Find support
Getting support is one of the most important tools I have adopted into my life. But support… that can seem so abstract… What does that look like? Or what does that mean? I think it can mean many different things to each individual. There are several different ways to get support in our lives and if we seek out just one of these ways, it can make a big difference. Some kind of support is so key for us humans because we are social creatures; we seek connection and speaking our truth aloud gives us the connection we need. Read on for several support paths that can change your life:
Therapy: A few years ago I started seeing a therapist. I had gone to therapy quite a few times throughout the years but it never stuck. I don’t think I ever made it past a few weeks. When I went this last time, I was committed and I ended up finding someone I really clicked with. This is so important, because you want to feel comfortable telling this person EVERYTHING. Which is so hard. I had to keep reminding myself that this person wanted to help me…. it was her job and what she was trained to do. But being so vulnerable and raw was a big challenge. I went to her once a week for about 8 months. I really dug down deep and talked through all my past issues and how they were affecting me in my present life. I did all the things… crying, getting angry, crying, venting it all, crying, blaming, crying… you get the picture! When it came to the end I was really sad, but I just knew I was through with that portion of my support and felt really centered and good about how far I had come. Everyone’s needs for therapy looks different – Some people choose to go to therapy for life, some go for a set period, some only go when they are struggling – there is no right way! Do what fits you!
Get a life coach: About a year after I had finished therapy, I joined an online life coaching program called Life Coaching Scholars. This was so life changing for me. I got weekly one on one life coaching plus monthly topics with different online zoom groups you could join. It came with a work book and a bunch of other extras. This was so different from the therapy because life coaching is present and future focused, while therapy work is mostly past focused. This program helped me learn so much about emotional health, relationships, organizing my life, setting goals and so much more. After LCS I had a personal coach, and she would help me figure out strategies and ways to manage my feelings of social anxiety without the social lubricant of drinking. She helped me to look inward and see all that I had to offer – things that I had been dismissing for years. She was there to hear my story and help me to focus on my present goals. I cannot say enough about how much life coaching changed my life. It has helped me tremendously in becoming the best version of myself! A life coach can be a wonderful support system and like I said above, it is future focused and can help you sort through current life challenges, set goals, get mentally organized, build relationships – the list goes on! Plus, a lot of life coaches have a specific area that they specialize in – recovery, health, nutrition, fitness, weight loss, money management, life balance, work place wellness, mindset and goal setting, accountability, career, sexuality, women only, men only, business, health – there are so many! A life coach will help you figure out what you want out of life and help you get there!

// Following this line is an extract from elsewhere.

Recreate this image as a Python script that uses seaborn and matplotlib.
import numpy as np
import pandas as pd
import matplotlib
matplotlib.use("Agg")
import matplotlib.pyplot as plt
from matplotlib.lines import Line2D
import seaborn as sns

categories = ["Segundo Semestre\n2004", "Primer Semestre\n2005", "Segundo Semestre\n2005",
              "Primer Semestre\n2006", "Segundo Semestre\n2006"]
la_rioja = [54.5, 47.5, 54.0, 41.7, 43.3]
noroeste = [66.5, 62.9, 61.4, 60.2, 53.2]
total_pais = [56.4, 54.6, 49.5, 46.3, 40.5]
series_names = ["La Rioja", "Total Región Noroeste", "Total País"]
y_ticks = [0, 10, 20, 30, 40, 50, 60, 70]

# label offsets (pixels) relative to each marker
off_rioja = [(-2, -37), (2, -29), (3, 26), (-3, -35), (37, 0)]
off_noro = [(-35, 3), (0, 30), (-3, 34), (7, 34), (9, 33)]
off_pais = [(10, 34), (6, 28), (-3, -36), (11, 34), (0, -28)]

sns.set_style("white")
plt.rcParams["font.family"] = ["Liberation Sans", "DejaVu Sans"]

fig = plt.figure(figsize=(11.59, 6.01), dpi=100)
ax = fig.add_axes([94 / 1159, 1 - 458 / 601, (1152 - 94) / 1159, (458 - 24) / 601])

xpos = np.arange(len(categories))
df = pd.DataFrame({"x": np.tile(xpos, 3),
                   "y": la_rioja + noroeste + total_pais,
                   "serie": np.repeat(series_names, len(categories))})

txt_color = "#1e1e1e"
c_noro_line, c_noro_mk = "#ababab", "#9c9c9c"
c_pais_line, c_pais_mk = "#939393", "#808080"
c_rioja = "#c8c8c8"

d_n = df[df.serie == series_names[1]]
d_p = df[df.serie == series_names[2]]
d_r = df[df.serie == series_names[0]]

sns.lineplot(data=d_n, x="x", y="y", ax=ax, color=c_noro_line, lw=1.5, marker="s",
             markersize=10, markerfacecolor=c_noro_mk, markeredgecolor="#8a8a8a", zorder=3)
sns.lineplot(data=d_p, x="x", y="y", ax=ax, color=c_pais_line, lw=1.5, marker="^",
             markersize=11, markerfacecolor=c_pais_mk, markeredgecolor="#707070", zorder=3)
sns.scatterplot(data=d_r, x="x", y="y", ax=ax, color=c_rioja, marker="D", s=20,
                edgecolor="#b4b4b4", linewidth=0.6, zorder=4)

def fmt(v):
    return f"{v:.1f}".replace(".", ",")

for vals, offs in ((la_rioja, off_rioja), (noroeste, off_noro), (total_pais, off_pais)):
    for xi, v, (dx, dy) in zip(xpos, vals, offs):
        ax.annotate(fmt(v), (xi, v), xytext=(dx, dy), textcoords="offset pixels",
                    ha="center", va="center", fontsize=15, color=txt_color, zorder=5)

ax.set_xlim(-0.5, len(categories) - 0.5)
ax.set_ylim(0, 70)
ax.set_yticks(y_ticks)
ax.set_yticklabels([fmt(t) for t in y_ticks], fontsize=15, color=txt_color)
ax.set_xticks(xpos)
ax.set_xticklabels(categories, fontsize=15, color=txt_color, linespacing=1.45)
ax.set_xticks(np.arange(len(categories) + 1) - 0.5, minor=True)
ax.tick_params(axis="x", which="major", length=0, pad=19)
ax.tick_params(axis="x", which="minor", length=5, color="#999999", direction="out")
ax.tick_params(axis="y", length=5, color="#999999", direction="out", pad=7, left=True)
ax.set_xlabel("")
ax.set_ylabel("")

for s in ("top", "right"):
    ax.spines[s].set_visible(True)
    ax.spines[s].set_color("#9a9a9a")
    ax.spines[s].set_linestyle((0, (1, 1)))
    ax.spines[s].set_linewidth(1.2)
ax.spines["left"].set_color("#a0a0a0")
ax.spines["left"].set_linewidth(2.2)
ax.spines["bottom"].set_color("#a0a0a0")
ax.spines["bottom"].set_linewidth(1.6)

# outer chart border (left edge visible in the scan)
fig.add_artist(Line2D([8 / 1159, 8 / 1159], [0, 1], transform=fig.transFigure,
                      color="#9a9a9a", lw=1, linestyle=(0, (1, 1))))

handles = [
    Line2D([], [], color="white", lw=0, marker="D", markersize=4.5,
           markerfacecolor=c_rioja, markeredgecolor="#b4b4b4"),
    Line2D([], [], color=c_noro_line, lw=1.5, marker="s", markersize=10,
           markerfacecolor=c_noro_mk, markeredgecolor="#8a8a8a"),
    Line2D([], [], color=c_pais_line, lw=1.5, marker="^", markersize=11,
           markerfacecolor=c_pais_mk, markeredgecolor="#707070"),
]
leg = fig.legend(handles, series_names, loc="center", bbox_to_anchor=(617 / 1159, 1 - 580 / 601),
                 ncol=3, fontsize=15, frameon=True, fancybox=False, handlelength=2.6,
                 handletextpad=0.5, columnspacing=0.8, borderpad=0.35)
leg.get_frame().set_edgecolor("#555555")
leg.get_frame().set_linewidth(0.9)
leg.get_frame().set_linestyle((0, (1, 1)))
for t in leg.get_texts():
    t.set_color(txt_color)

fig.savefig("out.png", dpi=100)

Lean on your partner, family or friend: Leaning on our partners, family or a friend when we are struggling is a great way to get support. It may be hard at first to ask for emotional support but, more likely than not, the person you ask will want to help. We are a species, that by nature, wants to help! As I started to get myself mentally organized and emotionally healthier, I began to seek out support from my husband. I didn’t realize until I started improving my emotional health, that we weren’t as connected as I thought. I started opening up to him and sharing things I had previously kept pushed inside. He started sharing with me more and our communication with each other has really evolved. Most of the time, asking for support will build trust and strength in the relationship. Allowing them to support you will also open the door for them to lean on you when they are struggling. Sometimes all it takes is just a small crack to get that door to swing wide open.
Go online: Sometimes we just need some anonymity and going online allows just that. There are lots of online communities where we can seek support! Just like life coaching, there are so many communities and forums out there for people to reach out and talk or get advice. There are tons of social media platforms to choose from with groups geared towards specific shared goals or topics. This is one of the positives of social media! There are also online support programs geared towards lots of different topics – recovery, weight loss, finances, mental health…. So many establishments that were once upon a time only available for in-person assistance have transitioned to include online services or switched over to an entirely online platform. For a great recovery program for the sober or sober curious you can try Tempest, for a great weight loss/health online platform (including an app!) you can try Noom or for a great parenting program try Positive Parenting Solutions or a parenting coach on social media. There are so many options out there!
Get to know and trust yourself: This may sound like a weird way of seeking support but seeking support from within can be life changing. Getting to know yourself, what you want out of life and trusting that you will get your future self to the goals and dreams you desire can be so powerful. This is probably one of the hardest things I have added into my support tool box and it is still something I work on in my daily life. Truly supporting yourself requires you to let go of negative self talk, letting go of the unworthy story and taking charge of your emotional health. Not easy but so rewarding!
Support can be so many different things…. anything that helps us to feel heard, understood, believed in, and accepted can be the support we need! Speaking our truth out loud takes away the scariness and allows us to release. Figure out what helps you to feel most supported and add that to your life tool box!